In May, Boudreaux went before the board of supervisors to oppose sanctuary cities. He stated that if some individuals were a risk to those who are living in the county, he needed the tools to remove them from the community.
According to ICE, Garcia entered the country in 1992 illegally as a minor. He then adjusted his status to a “Lawful Permanent Resident” in 2002 deriving eligibility through a family member. ICE lodged a detainer on him after he was convicted for Carrying a Loaded Firearm in a Public Place in 2003 – where was sentenced to two years in prison. An immigration judge initially ordered him removed in 2004. He was removed from the United States in 2004 and again in 2014. He received a 27-month sentence in federal prison for reentering the country before his second removal.

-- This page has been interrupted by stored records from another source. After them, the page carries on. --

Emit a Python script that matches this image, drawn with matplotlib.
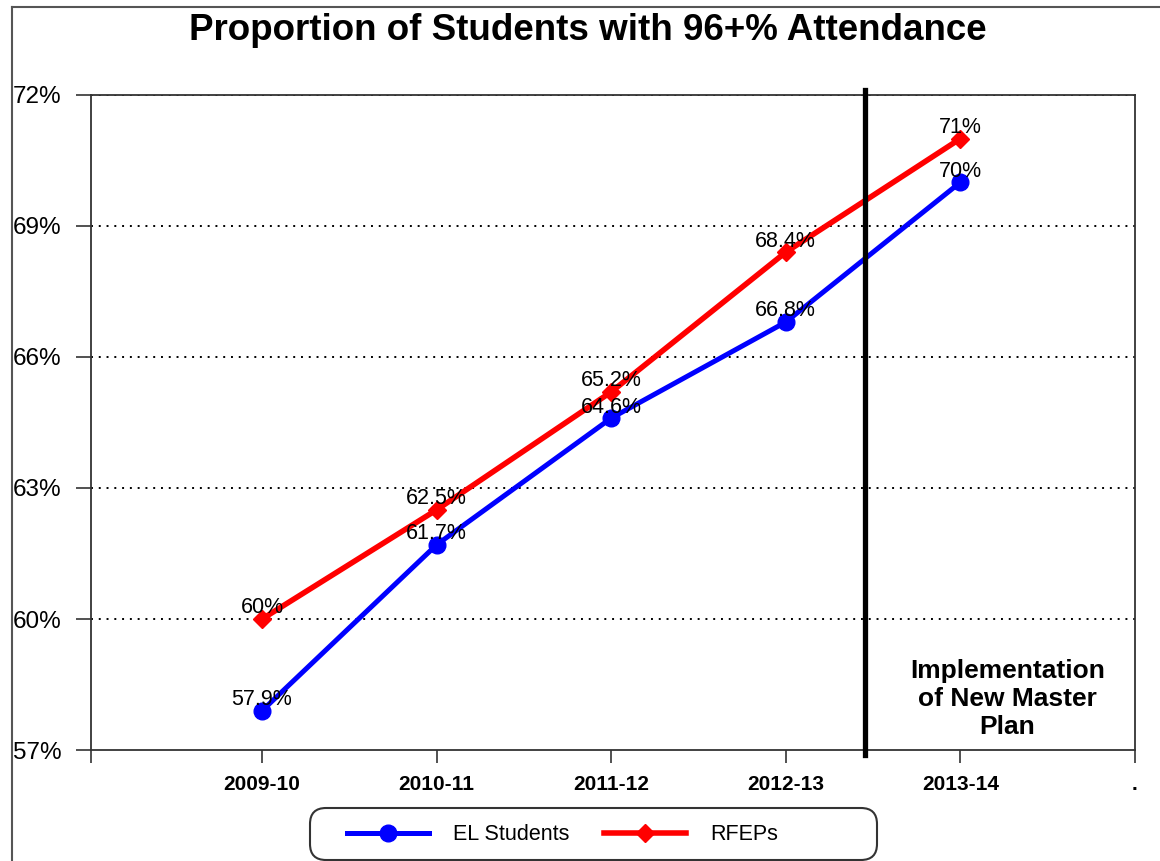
import matplotlib.pyplot as plt
from matplotlib.lines import Line2D
from matplotlib.patches import FancyBboxPatch
from matplotlib.transforms import IdentityTransform

plt.rcParams['font.family'] = ['Liberation Sans', 'DejaVu Sans']

# data
years = ['2009-10', '2010-11', '2011-12', '2012-13', '2013-14']
el_students = [57.9, 61.7, 64.6, 66.8, 70.0]
rfeps = [60.0, 62.5, 65.2, 68.4, 71.0]
el_labels = ['57.9%', '61.7%', '64.6%', '66.8%', '70%']
rfep_labels = ['60%', '62.5%', '65.2%', '68.4%', '71%']
y_ticks = [57, 60, 63, 66, 69, 72]

fig = plt.figure(figsize=(11.6, 8.61), dpi=100)
ax = fig.add_axes([0.0784, 0.1289, 0.9, 0.7608])

x = list(range(len(years)))
ax.plot(x, el_students, color='#0000ff', lw=3.6, marker='o', markersize=12,
        label='EL Students', zorder=4)
ax.plot(x, rfeps, color='#ff0000', lw=4, marker='D', markersize=9.5,
        label='RFEPs', zorder=4)

for xi, v, t in zip(x, el_students, el_labels):
    ax.annotate(t, (xi, v), xytext=(0, 4), textcoords='offset points',
                ha='center', va='baseline', fontsize=15.5, zorder=5)
for xi, v, t in zip(x, rfeps, rfep_labels):
    ax.annotate(t, (xi, v), xytext=(0, 4), textcoords='offset points',
                ha='center', va='baseline', fontsize=15.5, zorder=5)

ax.set_ylim(57, 72)
ax.set_xlim(-0.98, 5)
ax.set_yticks(y_ticks)
ax.set_yticklabels([f'{v}%' for v in y_ticks], fontsize=17.5)
ax.set_xticks([-0.98] + x + [5])
ax.set_xticklabels([''] + years + ['.'], fontsize=15, fontweight='bold')
ax.tick_params(axis='y', length=11, width=1.2, pad=10, color='#333333')
ax.tick_params(axis='x', length=9, width=1.2, pad=9, color='#333333')

# dotted grid
for v in y_ticks[1:]:
    ax.axhline(v, color='black', lw=1.4, ls=(0, (1, 3)), zorder=2)

for s in ax.spines.values():
    s.set_color('#333333')
    s.set_linewidth(1.3)

# implementation marker
ax.plot([3.455, 3.455], [56.88, 72.12], color='black', lw=3.8, clip_on=False, zorder=6)
ax.text(4.27, 58.17, 'Implementation\nof New Master\nPlan', ha='center', va='center',
        fontsize=19, fontweight='bold', linespacing=1.2)

fig.text(0.507, 0.965, 'Proportion of Students with 96+% Attendance', ha='center',
         va='center', fontsize=26.5, fontweight='bold')

# legend without its own frame, rounded box drawn separately
leg = fig.legend(*ax.get_legend_handles_labels(), loc='center left',
                 bbox_to_anchor=(336 / 1160, 26 / 861), ncol=2, fontsize=15.5,
                 frameon=False, handlelength=3.8, columnspacing=1.6,
                 borderpad=0, handletextpad=1.15)
box = FancyBboxPatch((310, 1), 567, 52, boxstyle='round,pad=0,rounding_size=16',
                     transform=IdentityTransform(), facecolor='none',
                     edgecolor='#333333', lw=1.5)
fig.add_artist(box)

# page border
fig.add_artist(Line2D([0.0103, 0.0103], [0, 0.992], color='#555555', lw=1.5))
fig.add_artist(Line2D([0.0103, 1], [0.992, 0.992], color='#555555', lw=1.5))

fig.savefig('out.png', dpi=100)
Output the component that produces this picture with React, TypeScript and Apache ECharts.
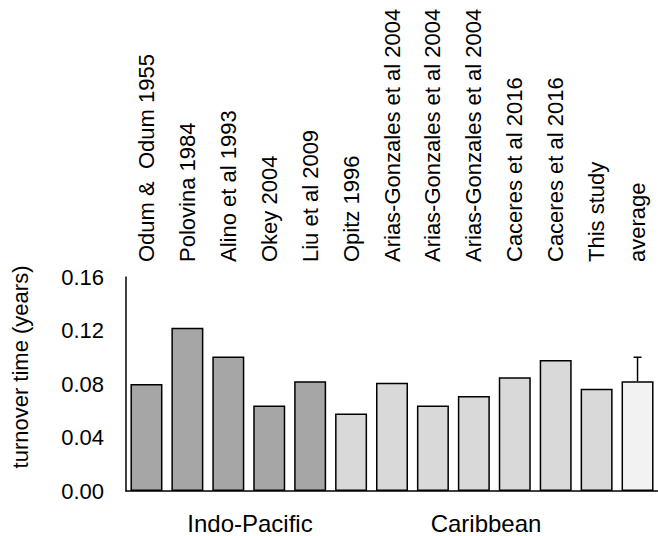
import React, { useEffect, useRef } from "react";
import * as echarts from "echarts";

const categories = [
  "Odum &  Odum 1955",
  "Polovina 1984",
  "Alino et al 1993",
  "Okey 2004",
  "Liu et al 2009",
  "Opitz 1996",
  "Arias-Gonzales et al 2004",
  "Arias-Gonzales et al 2004",
  "Arias-Gonzales et al 2004",
  "Caceres et al 2016",
  "Caceres et al 2016",
  "This study",
  "average",
];
const regions = [
  "Indo-Pacific", "Indo-Pacific", "Indo-Pacific", "Indo-Pacific", "Indo-Pacific",
  "Caribbean", "Caribbean", "Caribbean", "Caribbean", "Caribbean", "Caribbean", "Caribbean",
  "average",
];
const turnover = [0.080, 0.122, 0.1005, 0.064, 0.082, 0.058, 0.081, 0.064, 0.071, 0.085, 0.098, 0.0765, 0.082];
const averageErrorTop = 0.100;
const yTicks = [0, 0.04, 0.08, 0.12, 0.16];
const groupLabels = ["Indo-Pacific", "Caribbean"];

const regionColors: Record<string, string> = {
  "Indo-Pacific": "#a6a6a6",
  Caribbean: "#d9d9d9",
  average: "#f2f2f2",
};

const FONT = "'Liberation Sans', Arial, sans-serif";

export default function App() {
  const ref = useRef<HTMLDivElement>(null);
  useEffect(() => {
    if (!ref.current) return;
    const chart = echarts.init(ref.current, null, { renderer: "svg" });
    const lastIdx = turnover.length - 1;
    chart.setOption({
      animation: false,
      textStyle: { fontFamily: FONT, color: "#000" },
      grid: { left: 126, top: 277, height: 214, width: 537 },
      xAxis: [
        {
          type: "category",
          data: categories,
          position: "bottom",
          axisLine: { show: true, lineStyle: { color: "#000", width: 1.5 } },
          axisTick: { show: false },
          axisLabel: { show: false },
        },
        {
          type: "category",
          data: categories,
          position: "top",
          axisLine: { show: false },
          axisTick: { show: false },
          axisLabel: {
            show: true,
            rotate: -90,
            interval: 0,
            margin: 15,
            fontSize: 22,
            fontFamily: FONT,
            color: "#000",
          },
        },
      ],
      yAxis: {
        type: "value",
        min: yTicks[0],
        max: yTicks[yTicks.length - 1],
        interval: 0.04,
        axisLine: { show: true, lineStyle: { color: "#000", width: 1.5 } },
        axisTick: { show: false },
        splitLine: { show: false },
        axisLabel: {
          margin: 22,
          fontSize: 22,
          fontFamily: FONT,
          color: "#000",
          formatter: (v: number) => v.toFixed(2),
        },
      },
      series: [
        {
          type: "bar",
          xAxisIndex: 0,
          barWidth: 32,
          data: turnover.map((v, i) => ({
            value: v,
            itemStyle: {
              color: regionColors[regions[i]],
              borderColor: "#000",
              borderWidth: 1.5,
            },
          })),
        },
        {
          type: "custom",
          xAxisIndex: 0,
          z: 5,
          encode: { x: 0, y: [1, 2] },
          data: [[lastIdx, turnover[lastIdx], averageErrorTop]],
          renderItem: (params: any, api: any) => {
            const x = api.value(0);
            const p0 = api.coord([x, api.value(1)]);
            const p1 = api.coord([x, api.value(2)]);
            const st = { stroke: "#000", lineWidth: 1.5 };
            return {
              type: "group",
              children: [
                { type: "line", shape: { x1: p0[0], y1: p0[1], x2: p1[0], y2: p1[1] }, style: st },
                { type: "line", shape: { x1: p1[0] - 4, y1: p1[1], x2: p1[0] + 4, y2: p1[1] }, style: st },
              ],
            };
          },
        },
      ],
      graphic: [
        {
          type: "text",
          x: 20,
          y: 367,
          rotation: Math.PI / 2,
          style: {
            text: "turnover time (years)",
            fontSize: 22,
            fontFamily: FONT,
            fill: "#000",
            align: "center",
            verticalAlign: "middle",
          },
        },
        {
          type: "text",
          x: 250,
          y: 523,
          style: {
            text: groupLabels[0],
            fontSize: 24,
            fontFamily: FONT,
            fill: "#000",
            align: "center",
            verticalAlign: "middle",
          },
        },
        {
          type: "text",
          x: 486,
          y: 523,
          style: {
            text: groupLabels[1],
            fontSize: 24,
            fontFamily: FONT,
            fill: "#000",
            align: "center",
            verticalAlign: "middle",
          },
        },
      ],
    });
    return () => chart.dispose();
  }, []);
  return (
    <div
      ref={ref}
      style={{ position: "fixed", left: 0, top: 0, width: 658, height: 536, background: "#fff" }}
    />
  );
}
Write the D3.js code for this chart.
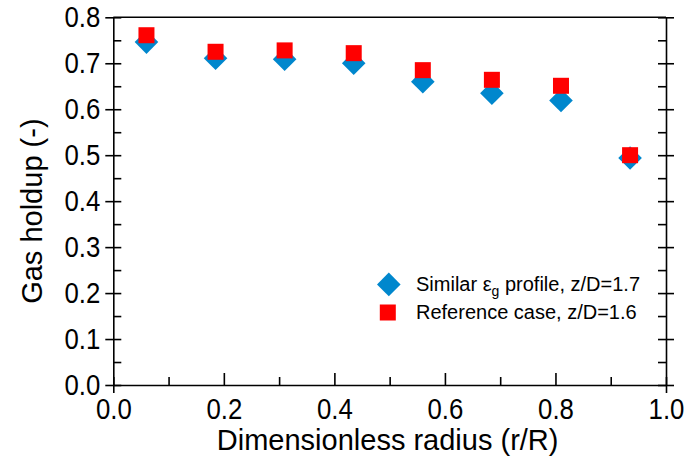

“ICE lodged an immigration detainer on Garcia-Ruiz after learning of his arrest by the Tulare County Sheriff’s Office for being under the influence of a controlled substance; however that detainer was not honored and he was released from custody later that day without any notification to ICE,” the agency said in a statement. “This deadly rampage could have been prevented if ICE had been notified of his release. This is an unfortunate and extremely tragic example of how public safety is impacted with laws or policies limiting local law enforcement agencies’ ability to cooperate with ICE.”
During Wednesday’s news conference, Boudreaux said that he wanted to be clear that he does not disagree with DACA or Dreamers. He said that the law “disagrees with putting dangerous criminals back into our community.”